I’ll argue the latter. There’s clear evidence that the founders meant exactly that, “every man capable of bearing arms” constitutes, “the militia”.

Since the constitution doesn’t come with a glossary of terms we have to rely on the common meaning of same in the founding era.

Every man does mean every Citizen. Even then, laws written to control the arms that people not included as militia members would not be Constitutional. BTW, Congress establishes what constitutes the militia through laws. They do not include women, children below a certain age and men over a certain age, it is not open for a court to make that determination.

Grrrrr : does NOT mean every Citizen.

No, the militia already exists, it consists of every able bodied man capable of bearing arms. Congress has no authority over the unorganized militia, only over that portion that is called into federal service.

Petitioners take a seemingly narrower view of the militia, stating that “[m]ilitias are the state- and congressionally-regulated military forces described in the Militia Clauses (art. I, §8, cls. 15–16).” Brief for Petitioners 12. Although we agree with petitioners’ interpretive assumption that “militia” means the same thing in Article I and the Second Amendment , we believe that petitioners identify the wrong thing, namely, the organized militia. Unlike armies and navies, which Congress is given the power to create (“to raise … Armies”; “to provide … a Navy,” Art. I, §8, cls. 12–13), the militia is assumed by Article I already to be in existence. Congress is given the power to “provide for calling forth the militia,” §8, cl. 15; and the power not to create, but to “organiz[e]” it—and not to organize “a” militia, which is what one would expect if the militia were to be a federal creation, but to organize “the” militia, connoting a body already in existence, ibid., cl. 16. This is fully consistent with the ordinary definition of the militia as all able-bodied men. From that pool, Congress has plenary power to organize the units that will make up an effective fighting force.

Just like our right to keep and bear arms, congress did not create the militia, it already exists independent of any act of congress.
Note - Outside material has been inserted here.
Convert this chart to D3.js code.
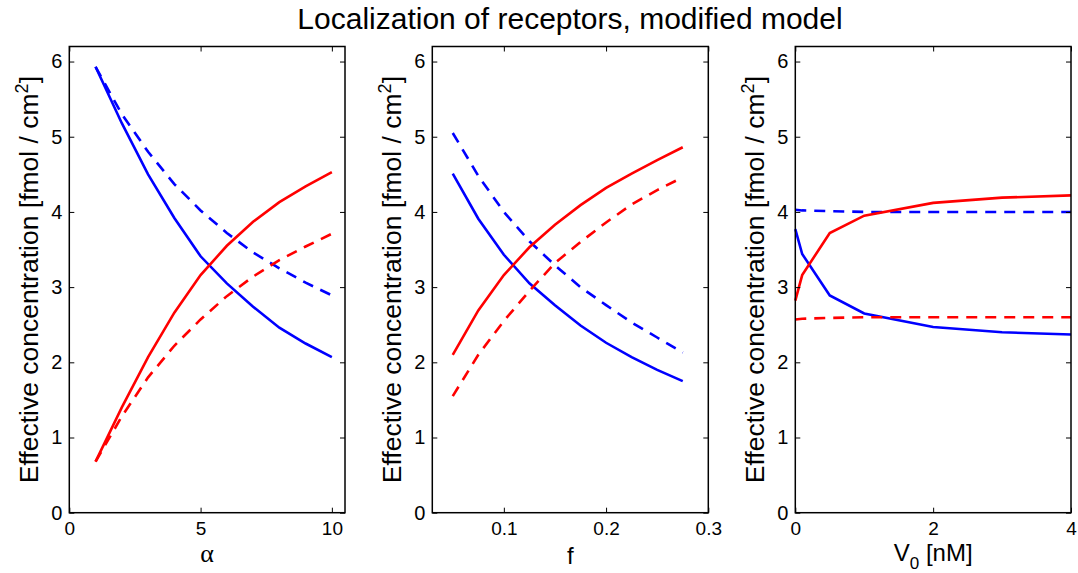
<!DOCTYPE html>
<html><head><meta charset="utf-8">
<script src="https://cdn.jsdelivr.net/npm/d3@7"></script>
<style>body{margin:0;background:#fff}svg{display:block}text{font-family:"Liberation Sans",Arial,Helvetica,sans-serif}</style>
</head><body>
<script>
// ---------- data ----------
const titleText = "Localization of receptors, modified model";
const yTicks = [0,1,2,3,4,5,6];

const alphaVals      = [1,2,3,4,5,6,7,8,9,10];
const alphaBlueSolid = [5.93,5.18,4.50,3.92,3.41,3.05,2.74,2.46,2.25,2.07];
const alphaBlueDash  = [5.93,5.30,4.80,4.37,4.02,3.72,3.46,3.25,3.06,2.89];
const alphaRedSolid  = [0.68,1.40,2.07,2.66,3.16,3.55,3.87,4.13,4.34,4.53];
const alphaRedDash   = [0.68,1.28,1.80,2.22,2.57,2.88,3.14,3.36,3.54,3.71];
const alphaTicks     = [0,5,10];

const fVals      = [0.05,0.075,0.1,0.125,0.15,0.175,0.2,0.225,0.25,0.275];
const fBlueSolid = [4.51,3.91,3.43,3.05,2.76,2.49,2.26,2.07,1.90,1.75];
const fBlueDash  = [5.05,4.48,4.00,3.61,3.29,3.00,2.76,2.53,2.33,2.13];
const fRedSolid  = [2.10,2.69,3.16,3.53,3.83,4.09,4.32,4.51,4.69,4.86];
const fRedDash   = [1.55,2.10,2.55,2.95,3.32,3.60,3.86,4.10,4.29,4.46];
const fTicks     = [0.1,0.2,0.3];

const vVals      = [0,0.1,0.5,1,2,3,4];
const vBlueSolid = [3.77,3.44,2.89,2.65,2.47,2.40,2.37];
const vBlueDash  = [4.03,4.02,4.01,4.00,4.00,4.00,4.00];
const vRedSolid  = [2.82,3.16,3.72,3.95,4.12,4.19,4.22];
const vRedDash   = [2.57,2.58,2.59,2.60,2.60,2.60,2.60];
const vTicks     = [0,2,4];

// ---------- layout ----------
const W = 1078, H = 573;
const yTop = 46.5, yBot = 512.7;
const svg = d3.select("body").append("svg").attr("width", W).attr("height", H);

const panels = [
  {left:69.3, right:345, xDomain:[0,10.5], xTicks:alphaTicks, xs:alphaVals,
   series:[[alphaBlueSolid,"#0000ff",false],[alphaBlueDash,"#0000ff",true],[alphaRedSolid,"#ff0000",false],[alphaRedDash,"#ff0000",true]],
   xlabel:"alpha"},
  {left:432.3, right:708.3, xDomain:[0.03,0.3], xTicks:fTicks, xs:fVals,
   series:[[fBlueSolid,"#0000ff",false],[fBlueDash,"#0000ff",true],[fRedSolid,"#ff0000",false],[fRedDash,"#ff0000",true]],
   xlabel:"f"},
  {left:795.3, right:1071, xDomain:[0,4], xTicks:vTicks, xs:vVals,
   series:[[vBlueSolid,"#0000ff",false],[vBlueDash,"#0000ff",true],[vRedSolid,"#ff0000",false],[vRedDash,"#ff0000",true]],
   xlabel:"V0"}
];

const y = d3.scaleLinear().domain([0,6.2]).range([yBot, yTop]);

panels.forEach(p => {
  const x = d3.scaleLinear().domain(p.xDomain).range([p.left, p.right]);
  const g = svg.append("g");

  // lines
  const line = d3.line().x((d,i)=>x(p.xs[i])).y(d=>y(d));
  p.series.forEach(([vals,col,dash]) => {
    g.append("path").attr("d", line(vals)).attr("fill","none")
      .attr("stroke", col).attr("stroke-width", 2.6)
      .attr("stroke-dasharray", dash ? "11,8" : null);
  });

  // axes
  const fmt = d3.format("~g");
  const ax = g.append("g").attr("transform",`translate(0,${yBot})`)
    .call(d3.axisBottom(x).tickValues(p.xTicks).tickFormat(fmt).tickSizeInner(-5).tickSizeOuter(0).tickPadding(9));
  const axT = g.append("g").attr("transform",`translate(0,${yTop})`)
    .call(d3.axisTop(x).tickValues(p.xTicks).tickFormat("").tickSizeInner(-5).tickSizeOuter(0));
  const ay = g.append("g").attr("transform",`translate(${p.left},0)`)
    .call(d3.axisLeft(y).tickValues(yTicks).tickFormat(d3.format("d")).tickSizeInner(-5).tickSizeOuter(0).tickPadding(7));
  const ayR = g.append("g").attr("transform",`translate(${p.right},0)`)
    .call(d3.axisRight(y).tickValues(yTicks).tickFormat("").tickSizeInner(-5).tickSizeOuter(0));
  [ax,axT,ay,ayR].forEach(a => {
    a.select(".domain").remove();
    a.selectAll(".tick line").attr("stroke","#000").attr("stroke-width",1);
    a.selectAll(".tick text").attr("font-size",20).attr("fill","#000")
      .style("font-family",'"Liberation Sans",Arial,sans-serif');
  });
  ax.selectAll(".tick text").attr("font-size",19);

  // box
  g.append("rect").attr("x",p.left).attr("y",yTop).attr("width",p.right-p.left).attr("height",yBot-yTop)
    .attr("fill","none").attr("stroke","#000").attr("stroke-width",1.5);

  // y label
  const yl = g.append("text")
    .attr("transform",`translate(${p.left-31},${(yTop+yBot)/2}) rotate(-90)`)
    .attr("text-anchor","middle").attr("font-size",26.5).attr("fill","#000");
  yl.append("tspan").text("Effective concentration [fmol / cm");
  yl.append("tspan").attr("dy",-10).attr("font-size",18).text("2");
  yl.append("tspan").attr("dy",10).text("]");

  // x label
  const cx = (p.left+p.right)/2;
  if (p.xlabel === "alpha") {
    g.append("text").attr("x",cx).attr("y",562).attr("text-anchor","middle")
      .attr("font-size",26).style("font-family",'"Liberation Serif","DejaVu Serif",serif').text("α");
  } else if (p.xlabel === "f") {
    g.append("text").attr("x",cx).attr("y",564).attr("text-anchor","middle").attr("font-size",24).text("f");
  } else {
    const t = g.append("text").attr("x",cx).attr("y",561).attr("text-anchor","middle").attr("font-size",24);
    t.append("tspan").text("V");
    t.append("tspan").attr("dy",8).attr("font-size",17).text("0");
    t.append("tspan").attr("dy",-8).text(" [nM]");
  }
});

// title
svg.append("text").attr("x",570).attr("y",29).attr("text-anchor","middle")
  .attr("font-size",30).attr("fill","#000").text(titleText);
</script>
</body></html>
https://www.law.cornell.edu/supct/html/07-290.ZO.html

Pundits like to throw things back and forth. I have always heard stare decisis in a much narrower scope. You find that when the same facts are involved in more than one case. One jury can’t decide that there was a stop sign at a certain intersection and the next case decide that there was not a stop sign there.
Legal precedence, or establishing principles of law, are normally what make the Supreme Court important, not findings of specific facts.

I’ve always loved the way our host says “exculpatory” like it’s a new toy opened on Christmas morning.

I don’t think it’s out of laziness, haven’t read the artilce yet, just basically commenting on your opinion. I think it’s more to do with advancing their progressive agenda by using precedent case.

Interesting and must read, thanks for bringing this up.

It’s been a problem ever since I started following the court decisions/cases. And we all seen those increments as the court drift away from original intent.

How does a constitution die? One decision at a time.